# WHAT TO WORK ON:
Quote the listing below in its entirety, omitting every image.

# SOURCE MATERIAL:
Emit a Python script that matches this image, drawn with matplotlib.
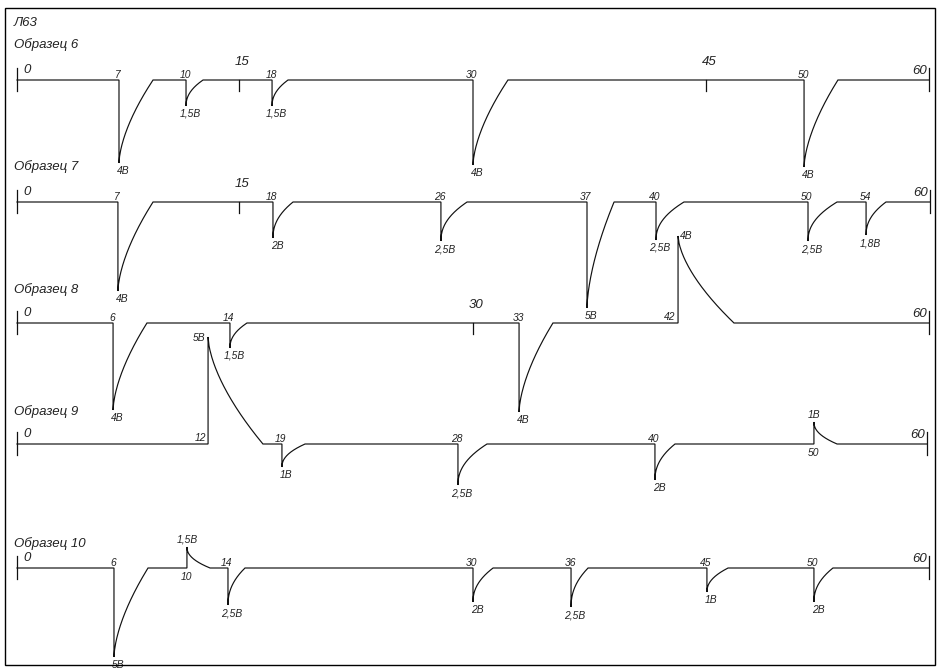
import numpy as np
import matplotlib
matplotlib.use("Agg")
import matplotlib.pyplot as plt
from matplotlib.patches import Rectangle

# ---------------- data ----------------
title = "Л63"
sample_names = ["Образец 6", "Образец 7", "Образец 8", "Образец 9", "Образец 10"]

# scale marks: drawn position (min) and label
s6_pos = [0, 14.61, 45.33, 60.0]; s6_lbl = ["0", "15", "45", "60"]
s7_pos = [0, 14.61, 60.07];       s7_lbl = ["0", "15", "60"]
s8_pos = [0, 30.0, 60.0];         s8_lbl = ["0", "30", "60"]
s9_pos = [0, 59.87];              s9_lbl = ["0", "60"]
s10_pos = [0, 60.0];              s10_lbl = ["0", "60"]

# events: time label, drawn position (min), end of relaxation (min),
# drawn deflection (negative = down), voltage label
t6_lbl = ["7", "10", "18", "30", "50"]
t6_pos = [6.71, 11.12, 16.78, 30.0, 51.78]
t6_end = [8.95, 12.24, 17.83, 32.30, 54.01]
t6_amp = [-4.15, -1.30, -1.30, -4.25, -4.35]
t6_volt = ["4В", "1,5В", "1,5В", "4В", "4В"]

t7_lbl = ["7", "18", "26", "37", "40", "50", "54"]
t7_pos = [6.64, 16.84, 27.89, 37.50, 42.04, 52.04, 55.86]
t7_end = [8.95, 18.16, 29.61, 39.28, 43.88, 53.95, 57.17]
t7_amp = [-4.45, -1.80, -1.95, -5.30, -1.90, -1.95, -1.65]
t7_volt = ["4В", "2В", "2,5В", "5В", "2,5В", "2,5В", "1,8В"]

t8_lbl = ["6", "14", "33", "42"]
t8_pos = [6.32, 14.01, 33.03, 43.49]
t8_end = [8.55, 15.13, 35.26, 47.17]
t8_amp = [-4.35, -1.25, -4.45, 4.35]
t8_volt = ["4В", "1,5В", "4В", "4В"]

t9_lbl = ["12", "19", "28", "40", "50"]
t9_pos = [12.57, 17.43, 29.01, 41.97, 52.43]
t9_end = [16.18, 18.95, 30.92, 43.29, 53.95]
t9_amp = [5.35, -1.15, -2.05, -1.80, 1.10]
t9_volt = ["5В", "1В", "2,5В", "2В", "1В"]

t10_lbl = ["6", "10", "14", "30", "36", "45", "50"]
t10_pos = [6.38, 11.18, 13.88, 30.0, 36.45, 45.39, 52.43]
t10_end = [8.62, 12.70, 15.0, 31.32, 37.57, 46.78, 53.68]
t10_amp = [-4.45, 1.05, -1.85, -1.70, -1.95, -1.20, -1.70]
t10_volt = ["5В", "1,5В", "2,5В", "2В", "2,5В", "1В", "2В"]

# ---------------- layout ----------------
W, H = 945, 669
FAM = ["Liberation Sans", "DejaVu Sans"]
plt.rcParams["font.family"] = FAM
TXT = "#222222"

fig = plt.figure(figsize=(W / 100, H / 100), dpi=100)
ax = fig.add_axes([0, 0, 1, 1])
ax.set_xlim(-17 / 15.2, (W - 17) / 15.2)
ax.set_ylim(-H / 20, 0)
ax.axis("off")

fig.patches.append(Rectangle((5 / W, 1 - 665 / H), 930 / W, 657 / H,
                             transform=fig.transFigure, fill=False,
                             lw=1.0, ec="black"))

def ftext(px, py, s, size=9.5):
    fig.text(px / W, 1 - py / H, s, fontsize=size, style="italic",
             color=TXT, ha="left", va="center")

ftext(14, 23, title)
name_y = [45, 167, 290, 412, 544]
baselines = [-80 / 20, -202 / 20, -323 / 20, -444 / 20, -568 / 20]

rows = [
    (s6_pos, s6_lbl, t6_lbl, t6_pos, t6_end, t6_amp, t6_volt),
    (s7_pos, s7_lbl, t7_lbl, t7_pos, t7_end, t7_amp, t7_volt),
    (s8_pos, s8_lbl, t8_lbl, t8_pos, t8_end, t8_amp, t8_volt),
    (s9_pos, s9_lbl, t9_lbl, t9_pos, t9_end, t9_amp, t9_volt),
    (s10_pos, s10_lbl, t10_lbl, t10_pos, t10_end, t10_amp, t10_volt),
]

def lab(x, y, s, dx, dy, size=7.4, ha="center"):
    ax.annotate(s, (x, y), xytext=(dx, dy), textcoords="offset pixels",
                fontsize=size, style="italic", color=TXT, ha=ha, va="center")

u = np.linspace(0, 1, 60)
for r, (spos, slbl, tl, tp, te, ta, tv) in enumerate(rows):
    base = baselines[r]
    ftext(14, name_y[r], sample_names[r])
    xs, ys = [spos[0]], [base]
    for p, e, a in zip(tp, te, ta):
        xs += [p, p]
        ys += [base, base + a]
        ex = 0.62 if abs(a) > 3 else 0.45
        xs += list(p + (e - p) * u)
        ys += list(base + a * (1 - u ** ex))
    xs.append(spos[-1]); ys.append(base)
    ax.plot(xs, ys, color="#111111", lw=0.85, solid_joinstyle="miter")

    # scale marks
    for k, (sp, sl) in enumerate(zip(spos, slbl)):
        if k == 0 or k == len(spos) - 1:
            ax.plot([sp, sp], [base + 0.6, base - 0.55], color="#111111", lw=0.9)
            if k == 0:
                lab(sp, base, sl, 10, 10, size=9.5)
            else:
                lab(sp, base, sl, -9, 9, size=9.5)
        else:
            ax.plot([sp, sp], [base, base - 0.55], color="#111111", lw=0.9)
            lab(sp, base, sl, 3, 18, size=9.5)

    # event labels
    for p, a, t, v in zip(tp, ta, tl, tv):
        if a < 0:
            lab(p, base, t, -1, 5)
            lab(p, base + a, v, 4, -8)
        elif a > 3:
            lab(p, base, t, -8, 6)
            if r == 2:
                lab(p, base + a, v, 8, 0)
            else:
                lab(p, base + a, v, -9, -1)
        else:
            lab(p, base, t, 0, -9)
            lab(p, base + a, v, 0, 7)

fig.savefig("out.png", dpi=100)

# FULL RESPONSE:
Emit a Python script that matches this image, drawn with matplotlib.
import numpy as np
import matplotlib
matplotlib.use("Agg")
import matplotlib.pyplot as plt
from matplotlib.patches import Rectangle

# ---------------- data ----------------
title = "Л63"
sample_names = ["Образец 6", "Образец 7", "Образец 8", "Образец 9", "Образец 10"]

# scale marks: drawn position (min) and label
s6_pos = [0, 14.61, 45.33, 60.0]; s6_lbl = ["0", "15", "45", "60"]
s7_pos = [0, 14.61, 60.07];       s7_lbl = ["0", "15", "60"]
s8_pos = [0, 30.0, 60.0];         s8_lbl = ["0", "30", "60"]
s9_pos = [0, 59.87];              s9_lbl = ["0", "60"]
s10_pos = [0, 60.0];              s10_lbl = ["0", "60"]

# events: time label, drawn position (min), end of relaxation (min),
# drawn deflection (negative = down), voltage label
t6_lbl = ["7", "10", "18", "30", "50"]
t6_pos = [6.71, 11.12, 16.78, 30.0, 51.78]
t6_end = [8.95, 12.24, 17.83, 32.30, 54.01]
t6_amp = [-4.15, -1.30, -1.30, -4.25, -4.35]
t6_volt = ["4В", "1,5В", "1,5В", "4В", "4В"]

t7_lbl = ["7", "18", "26", "37", "40", "50", "54"]
t7_pos = [6.64, 16.84, 27.89, 37.50, 42.04, 52.04, 55.86]
t7_end = [8.95, 18.16, 29.61, 39.28, 43.88, 53.95, 57.17]
t7_amp = [-4.45, -1.80, -1.95, -5.30, -1.90, -1.95, -1.65]
t7_volt = ["4В", "2В", "2,5В", "5В", "2,5В", "2,5В", "1,8В"]

t8_lbl = ["6", "14", "33", "42"]
t8_pos = [6.32, 14.01, 33.03, 43.49]
t8_end = [8.55, 15.13, 35.26, 47.17]
t8_amp = [-4.35, -1.25, -4.45, 4.35]
t8_volt = ["4В", "1,5В", "4В", "4В"]

t9_lbl = ["12", "19", "28", "40", "50"]
t9_pos = [12.57, 17.43, 29.01, 41.97, 52.43]
t9_end = [16.18, 18.95, 30.92, 43.29, 53.95]
t9_amp = [5.35, -1.15, -2.05, -1.80, 1.10]
t9_volt = ["5В", "1В", "2,5В", "2В", "1В"]

t10_lbl = ["6", "10", "14", "30", "36", "45", "50"]
t10_pos = [6.38, 11.18, 13.88, 30.0, 36.45, 45.39, 52.43]
t10_end = [8.62, 12.70, 15.0, 31.32, 37.57, 46.78, 53.68]
t10_amp = [-4.45, 1.05, -1.85, -1.70, -1.95, -1.20, -1.70]
t10_volt = ["5В", "1,5В", "2,5В", "2В", "2,5В", "1В", "2В"]

# ---------------- layout ----------------
W, H = 945, 669
FAM = ["Liberation Sans", "DejaVu Sans"]
plt.rcParams["font.family"] = FAM
TXT = "#222222"

fig = plt.figure(figsize=(W / 100, H / 100), dpi=100)
ax = fig.add_axes([0, 0, 1, 1])
ax.set_xlim(-17 / 15.2, (W - 17) / 15.2)
ax.set_ylim(-H / 20, 0)
ax.axis("off")

fig.patches.append(Rectangle((5 / W, 1 - 665 / H), 930 / W, 657 / H,
                             transform=fig.transFigure, fill=False,
                             lw=1.0, ec="black"))

def ftext(px, py, s, size=9.5):
    fig.text(px / W, 1 - py / H, s, fontsize=size, style="italic",
             color=TXT, ha="left", va="center")

ftext(14, 23, title)
name_y = [45, 167, 290, 412, 544]
baselines = [-80 / 20, -202 / 20, -323 / 20, -444 / 20, -568 / 20]

rows = [
    (s6_pos, s6_lbl, t6_lbl, t6_pos, t6_end, t6_amp, t6_volt),
    (s7_pos, s7_lbl, t7_lbl, t7_pos, t7_end, t7_amp, t7_volt),
    (s8_pos, s8_lbl, t8_lbl, t8_pos, t8_end, t8_amp, t8_volt),
    (s9_pos, s9_lbl, t9_lbl, t9_pos, t9_end, t9_amp, t9_volt),
    (s10_pos, s10_lbl, t10_lbl, t10_pos, t10_end, t10_amp, t10_volt),
]

def lab(x, y, s, dx, dy, size=7.4, ha="center"):
    ax.annotate(s, (x, y), xytext=(dx, dy), textcoords="offset pixels",
                fontsize=size, style="italic", color=TXT, ha=ha, va="center")

u = np.linspace(0, 1, 60)
for r, (spos, slbl, tl, tp, te, ta, tv) in enumerate(rows):
    base = baselines[r]
    ftext(14, name_y[r], sample_names[r])
    xs, ys = [spos[0]], [base]
    for p, e, a in zip(tp, te, ta):
        xs += [p, p]
        ys += [base, base + a]
        ex = 0.62 if abs(a) > 3 else 0.45
        xs += list(p + (e - p) * u)
        ys += list(base + a * (1 - u ** ex))
    xs.append(spos[-1]); ys.append(base)
    ax.plot(xs, ys, color="#111111", lw=0.85, solid_joinstyle="miter")

    # scale marks
    for k, (sp, sl) in enumerate(zip(spos, slbl)):
        if k == 0 or k == len(spos) - 1:
            ax.plot([sp, sp], [base + 0.6, base - 0.55], color="#111111", lw=0.9)
            if k == 0:
                lab(sp, base, sl, 10, 10, size=9.5)
            else:
                lab(sp, base, sl, -9, 9, size=9.5)
        else:
            ax.plot([sp, sp], [base, base - 0.55], color="#111111", lw=0.9)
            lab(sp, base, sl, 3, 18, size=9.5)

    # event labels
    for p, a, t, v in zip(tp, ta, tl, tv):
        if a < 0:
            lab(p, base, t, -1, 5)
            lab(p, base + a, v, 4, -8)
        elif a > 3:
            lab(p, base, t, -8, 6)
            if r == 2:
                lab(p, base + a, v, 8, 0)
            else:
                lab(p, base + a, v, -9, -1)
        else:
            lab(p, base, t, 0, -9)
            lab(p, base + a, v, 0, 7)

fig.savefig("out.png", dpi=100)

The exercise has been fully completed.